◆ RAW DATA
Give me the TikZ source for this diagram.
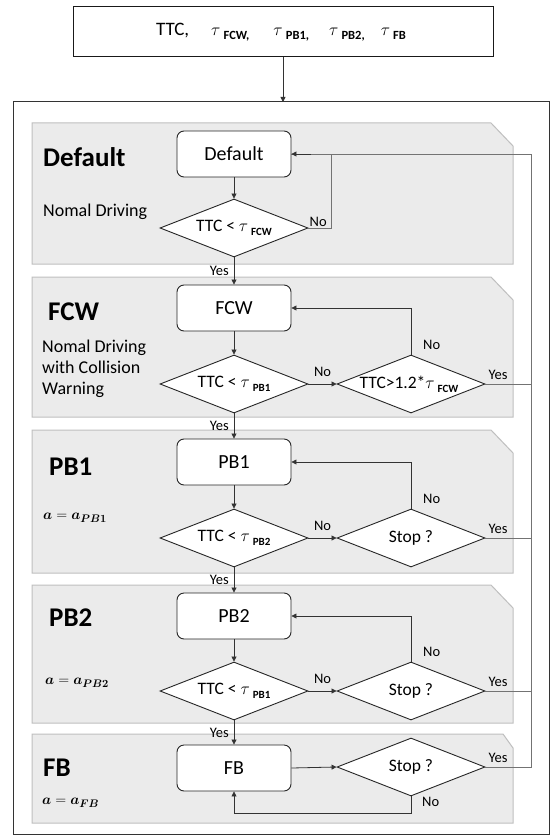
\documentclass[tikz,border=0pt]{standalone}
\usepackage{amsmath}
\usepackage{bm}
\usepackage{fontspec}
\setmainfont{Carlito}
\usetikzlibrary{shapes.geometric,arrows.meta,calc}
\newcommand\subt[1]{\,\raisebox{-0.45ex}{\fontsize{11}{13}\selectfont\bfseries #1}}
\newcommand\subtt[1]{\,\raisebox{-0.45ex}{\fontsize{12.5}{14}\selectfont\bfseries #1}}
\begin{document}
\begin{tikzpicture}[x=1pt,y=-1pt,
  line/.style={draw=black!80, line width=0.8pt},
  arr/.style={line, -{Triangle[length=5pt,width=5pt]}},
  gline/.style={draw=black!55, line width=0.8pt},
  proc/.style={draw=black!85, line width=0.9pt, rounded corners=7pt, fill=white,
    minimum width=114pt, minimum height=46pt, inner sep=0pt, font=\fontsize{20}{22}\selectfont},
  dec/.style={diamond, draw=black!85, line width=0.9pt, fill=white, aspect=2.5,
    minimum width=148pt, minimum height=58pt, inner sep=0pt},
  dtxt/.style={inner sep=0pt, font=\fontsize{17.5}{20}\selectfont},
  lbl/.style={font=\fontsize{14.5}{16}\selectfont, inner sep=0pt},
  ttl/.style={font=\fontsize{27}{30}\selectfont\bfseries, anchor=west, inner sep=0pt},
  desc/.style={font=\fontsize{18}{21}\selectfont, anchor=west, align=left, inner sep=0pt},
  mth/.style={font=\fontsize{15.5}{18}\selectfont, anchor=west, inner sep=0pt},
  panel/.style={fill=black!8, draw=black!25, line width=1pt}]
\useasboundingbox (0,0) rectangle (552,837);
\fill[white] (0,0) rectangle (552,837);
% top box
\node[draw=black!90, line width=1pt, minimum width=420pt, minimum height=50pt, inner sep=0pt] (top) at (283,32) {};
\node[inner sep=0pt, font=\fontsize{19}{21}\selectfont] (toptxt) at (281,32)
  {TTC,\hspace{22pt}$\tau$\subtt{FCW,}\hspace{24pt}$\tau$\subtt{PB1,}\hspace{20pt}$\tau$\subtt{PB2,}\hspace{16pt}$\tau$\subtt{FB}};
% outer box
\draw[draw=black!80, line width=1pt] (13,102) rectangle (549,834);
\coordinate (tin) at (283,102);
\draw[arr] (top.south -| tin) -- (tin);
% panels
\draw[panel] (32,123) -- (491,123) -- (513,146) -- (513,264) -- (32,264) -- cycle;
\draw[panel] (32,277) -- (491,277) -- (513,300) -- (513,417) -- (32,417) -- cycle;
\draw[panel] (32,430) -- (491,430) -- (513,453) -- (513,573) -- (32,573) -- cycle;
\draw[panel] (32,585) -- (491,585) -- (513,608) -- (513,723) -- (32,723) -- cycle;
\draw[panel] (32,734) -- (503,734) -- (513,748) -- (513,823) -- (32,823) -- cycle;
% titles
\node[ttl] (tdef) at (43,157) {Default};
\node[desc] (ddef) at (43,212) {Nomal Driving};
\node[ttl] (tfcw) at (48,312) {FCW};
\node[desc] (dfcw) at (42,369) {Nomal Driving\\with Collision\\Warning};
\node[ttl] (tpb1) at (49,467) {PB1};
\node[mth] (dpb1) at (43,518) {$\bm{a} = \bm{a_{PB1}}$};
\node[ttl] (tpb2) at (49,618) {PB2};
\node[mth] (dpb2) at (45,683) {$\bm{a} = \bm{a_{PB2}}$};
\node[ttl] (tfb) at (43,768) {FB};
\node[mth] (dfb) at (42,803) {$\bm{a} = \bm{a_{FB}}$};
% process boxes
\node[proc] (p0) at (234,154) {Default};
\node[proc] (p1) at (234,308) {FCW};
\node[proc] (p2) at (234,462) {PB1};
\node[proc] (p3) at (234,616) {PB2};
\node[proc] (p4) at (234,768) {FB};
% decisions
\node[dec] (d0) at (234,228) {};
\node[dec] (d1) at (234,384) {};
\node[dec] (e1) at (411,384) {};
\node[dec] (d2) at (234,538) {};
\node[dec] (e2) at (411,538) {};
\node[dec] (d3) at (234,691) {};
\node[dec] (e3) at (411,691) {};
\node[dec] (e4) at (411,767) {};
\node[dtxt] (d0t) at (d0) {TTC < $\tau$\subt{FCW}};
\node[dtxt] (d1t) at (d1) {TTC < $\tau$\subt{PB1}};
\node[dtxt] (e1t) at ($(e1)+(-2,0)$) {TTC>1.2*$\tau$\subt{FCW}};
\node[dtxt] (d2t) at (d2) {TTC < $\tau$\subt{PB2}};
\node[dtxt] (e2t) at (e2) {Stop ?};
\node[dtxt] (d3t) at (d3) {TTC < $\tau$\subt{PB1}};
\node[dtxt] (e3t) at (e3) {Stop ?};
\node[dtxt] (e4t) at (e4) {Stop ?};
% right return line
\coordinate (rx) at (531,0);
\draw[gline] (e1.east) -- (rx |- e1.east);
\draw[gline] (e2.east) -- (rx |- e2.east);
\draw[gline] (e3.east) -- (rx |- e3.east);
\draw[gline] (e4.east) -- (rx |- e4.east) -- (rx |- p0.east) -- (p0.east);
\draw[arr] ($(p0.east)+(20,0)$) -- (p0.east);
% default loop
\coordinate (lx) at (331,0);
\draw[gline] (d0.east) -| (lx |- p0.east);
% vertical flow
\draw[arr] (p0) -- (d0);
\draw[arr] (d0) -- (p1);
\draw[arr] (p1) -- (d1);
\draw[arr] (d1) -- (p2);
\draw[arr] (p2) -- (d2);
\draw[arr] (d2) -- (p3);
\draw[arr] (p3) -- (d3);
\draw[arr] (d3) -- (p4);
% No branches
\draw[arr] (d1.east) -- (e1.west);
\draw[arr] (d2.east) -- (e2.west);
\draw[arr] (d3.east) -- (e3.west);
\draw[arr] (p4.east) -- (e4.west);
\draw[arr] (e1.north) |- (p1.east);
\draw[arr] (e2.north) |- (p2.east);
\draw[arr] (e3.north) |- (p3.east);
\coordinate (fbl) at (0,813);
\draw[arr] (e4.south) -- (e4.south |- fbl) -- (p4.south |- fbl) -- (p4.south);
% labels
\node[lbl, anchor=east] at ($(d0.south)!0.5!(p1.north)+(-5,0)$) {Yes};
\node[lbl, anchor=east] at ($(d1.south)!0.5!(p2.north)+(-5,0)$) {Yes};
\node[lbl, anchor=east] at ($(d2.south)!0.5!(p3.north)+(-5,0)$) {Yes};
\node[lbl, anchor=east] at ($(d3.south)!0.5!(p4.north)+(-5,0)$) {Yes};
\node[lbl, anchor=south west] at ($(d0.east)+(1,-1)$) {No};
\node[lbl, anchor=south] at ($(d1.east)!0.5!(e1.west)+(0,-7)$) {No};
\node[lbl, anchor=south] at ($(d2.east)!0.5!(e2.west)+(0,-7)$) {No};
\node[lbl, anchor=south] at ($(d3.east)!0.5!(e3.west)+(0,-7)$) {No};
\node[lbl, anchor=south west] at ($(e1.north)+(12,-5)$) {No};
\node[lbl, anchor=south west] at ($(e2.north)+(12,-5)$) {No};
\node[lbl, anchor=south west] at ($(e3.north)+(12,-5)$) {No};
\node[lbl, anchor=north west] at ($(e4.south)+(11,1)$) {No};
\node[lbl, anchor=south west] at ($(e1.east)+(3,-4)$) {Yes};
\node[lbl, anchor=south west] at ($(e2.east)+(3,-4)$) {Yes};
\node[lbl, anchor=south west] at ($(e3.east)+(3,-4)$) {Yes};
\node[lbl, anchor=south west] at ($(e4.east)+(3,-4)$) {Yes};
\end{tikzpicture}
\end{document}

◆ WHAT YOU WILL DO
Reproduce the whole listing word for word, setting aside any pictures.

◆ SOLUTION FOR THIS PROBLEM
Give me the TikZ source for this diagram.
\documentclass[tikz,border=0pt]{standalone}
\usepackage{amsmath}
\usepackage{bm}
\usepackage{fontspec}
\setmainfont{Carlito}
\usetikzlibrary{shapes.geometric,arrows.meta,calc}
\newcommand\subt[1]{\,\raisebox{-0.45ex}{\fontsize{11}{13}\selectfont\bfseries #1}}
\newcommand\subtt[1]{\,\raisebox{-0.45ex}{\fontsize{12.5}{14}\selectfont\bfseries #1}}
\begin{document}
\begin{tikzpicture}[x=1pt,y=-1pt,
  line/.style={draw=black!80, line width=0.8pt},
  arr/.style={line, -{Triangle[length=5pt,width=5pt]}},
  gline/.style={draw=black!55, line width=0.8pt},
  proc/.style={draw=black!85, line width=0.9pt, rounded corners=7pt, fill=white,
    minimum width=114pt, minimum height=46pt, inner sep=0pt, font=\fontsize{20}{22}\selectfont},
  dec/.style={diamond, draw=black!85, line width=0.9pt, fill=white, aspect=2.5,
    minimum width=148pt, minimum height=58pt, inner sep=0pt},
  dtxt/.style={inner sep=0pt, font=\fontsize{17.5}{20}\selectfont},
  lbl/.style={font=\fontsize{14.5}{16}\selectfont, inner sep=0pt},
  ttl/.style={font=\fontsize{27}{30}\selectfont\bfseries, anchor=west, inner sep=0pt},
  desc/.style={font=\fontsize{18}{21}\selectfont, anchor=west, align=left, inner sep=0pt},
  mth/.style={font=\fontsize{15.5}{18}\selectfont, anchor=west, inner sep=0pt},
  panel/.style={fill=black!8, draw=black!25, line width=1pt}]
\useasboundingbox (0,0) rectangle (552,837);
\fill[white] (0,0) rectangle (552,837);
% top box
\node[draw=black!90, line width=1pt, minimum width=420pt, minimum height=50pt, inner sep=0pt] (top) at (283,32) {};
\node[inner sep=0pt, font=\fontsize{19}{21}\selectfont] (toptxt) at (281,32)
  {TTC,\hspace{22pt}$\tau$\subtt{FCW,}\hspace{24pt}$\tau$\subtt{PB1,}\hspace{20pt}$\tau$\subtt{PB2,}\hspace{16pt}$\tau$\subtt{FB}};
% outer box
\draw[draw=black!80, line width=1pt] (13,102) rectangle (549,834);
\coordinate (tin) at (283,102);
\draw[arr] (top.south -| tin) -- (tin);
% panels
\draw[panel] (32,123) -- (491,123) -- (513,146) -- (513,264) -- (32,264) -- cycle;
\draw[panel] (32,277) -- (491,277) -- (513,300) -- (513,417) -- (32,417) -- cycle;
\draw[panel] (32,430) -- (491,430) -- (513,453) -- (513,573) -- (32,573) -- cycle;
\draw[panel] (32,585) -- (491,585) -- (513,608) -- (513,723) -- (32,723) -- cycle;
\draw[panel] (32,734) -- (503,734) -- (513,748) -- (513,823) -- (32,823) -- cycle;
% titles
\node[ttl] (tdef) at (43,157) {Default};
\node[desc] (ddef) at (43,212) {Nomal Driving};
\node[ttl] (tfcw) at (48,312) {FCW};
\node[desc] (dfcw) at (42,369) {Nomal Driving\\with Collision\\Warning};
\node[ttl] (tpb1) at (49,467) {PB1};
\node[mth] (dpb1) at (43,518) {$\bm{a} = \bm{a_{PB1}}$};
\node[ttl] (tpb2) at (49,618) {PB2};
\node[mth] (dpb2) at (45,683) {$\bm{a} = \bm{a_{PB2}}$};
\node[ttl] (tfb) at (43,768) {FB};
\node[mth] (dfb) at (42,803) {$\bm{a} = \bm{a_{FB}}$};
% process boxes
\node[proc] (p0) at (234,154) {Default};
\node[proc] (p1) at (234,308) {FCW};
\node[proc] (p2) at (234,462) {PB1};
\node[proc] (p3) at (234,616) {PB2};
\node[proc] (p4) at (234,768) {FB};
% decisions
\node[dec] (d0) at (234,228) {};
\node[dec] (d1) at (234,384) {};
\node[dec] (e1) at (411,384) {};
\node[dec] (d2) at (234,538) {};
\node[dec] (e2) at (411,538) {};
\node[dec] (d3) at (234,691) {};
\node[dec] (e3) at (411,691) {};
\node[dec] (e4) at (411,767) {};
\node[dtxt] (d0t) at (d0) {TTC < $\tau$\subt{FCW}};
\node[dtxt] (d1t) at (d1) {TTC < $\tau$\subt{PB1}};
\node[dtxt] (e1t) at ($(e1)+(-2,0)$) {TTC>1.2*$\tau$\subt{FCW}};
\node[dtxt] (d2t) at (d2) {TTC < $\tau$\subt{PB2}};
\node[dtxt] (e2t) at (e2) {Stop ?};
\node[dtxt] (d3t) at (d3) {TTC < $\tau$\subt{PB1}};
\node[dtxt] (e3t) at (e3) {Stop ?};
\node[dtxt] (e4t) at (e4) {Stop ?};
% right return line
\coordinate (rx) at (531,0);
\draw[gline] (e1.east) -- (rx |- e1.east);
\draw[gline] (e2.east) -- (rx |- e2.east);
\draw[gline] (e3.east) -- (rx |- e3.east);
\draw[gline] (e4.east) -- (rx |- e4.east) -- (rx |- p0.east) -- (p0.east);
\draw[arr] ($(p0.east)+(20,0)$) -- (p0.east);
% default loop
\coordinate (lx) at (331,0);
\draw[gline] (d0.east) -| (lx |- p0.east);
% vertical flow
\draw[arr] (p0) -- (d0);
\draw[arr] (d0) -- (p1);
\draw[arr] (p1) -- (d1);
\draw[arr] (d1) -- (p2);
\draw[arr] (p2) -- (d2);
\draw[arr] (d2) -- (p3);
\draw[arr] (p3) -- (d3);
\draw[arr] (d3) -- (p4);
% No branches
\draw[arr] (d1.east) -- (e1.west);
\draw[arr] (d2.east) -- (e2.west);
\draw[arr] (d3.east) -- (e3.west);
\draw[arr] (p4.east) -- (e4.west);
\draw[arr] (e1.north) |- (p1.east);
\draw[arr] (e2.north) |- (p2.east);
\draw[arr] (e3.north) |- (p3.east);
\coordinate (fbl) at (0,813);
\draw[arr] (e4.south) -- (e4.south |- fbl) -- (p4.south |- fbl) -- (p4.south);
% labels
\node[lbl, anchor=east] at ($(d0.south)!0.5!(p1.north)+(-5,0)$) {Yes};
\node[lbl, anchor=east] at ($(d1.south)!0.5!(p2.north)+(-5,0)$) {Yes};
\node[lbl, anchor=east] at ($(d2.south)!0.5!(p3.north)+(-5,0)$) {Yes};
\node[lbl, anchor=east] at ($(d3.south)!0.5!(p4.north)+(-5,0)$) {Yes};
\node[lbl, anchor=south west] at ($(d0.east)+(1,-1)$) {No};
\node[lbl, anchor=south] at ($(d1.east)!0.5!(e1.west)+(0,-7)$) {No};
\node[lbl, anchor=south] at ($(d2.east)!0.5!(e2.west)+(0,-7)$) {No};
\node[lbl, anchor=south] at ($(d3.east)!0.5!(e3.west)+(0,-7)$) {No};
\node[lbl, anchor=south west] at ($(e1.north)+(12,-5)$) {No};
\node[lbl, anchor=south west] at ($(e2.north)+(12,-5)$) {No};
\node[lbl, anchor=south west] at ($(e3.north)+(12,-5)$) {No};
\node[lbl, anchor=north west] at ($(e4.south)+(11,1)$) {No};
\node[lbl, anchor=south west] at ($(e1.east)+(3,-4)$) {Yes};
\node[lbl, anchor=south west] at ($(e2.east)+(3,-4)$) {Yes};
\node[lbl, anchor=south west] at ($(e3.east)+(3,-4)$) {Yes};
\node[lbl, anchor=south west] at ($(e4.east)+(3,-4)$) {Yes};
\end{tikzpicture}
\end{document}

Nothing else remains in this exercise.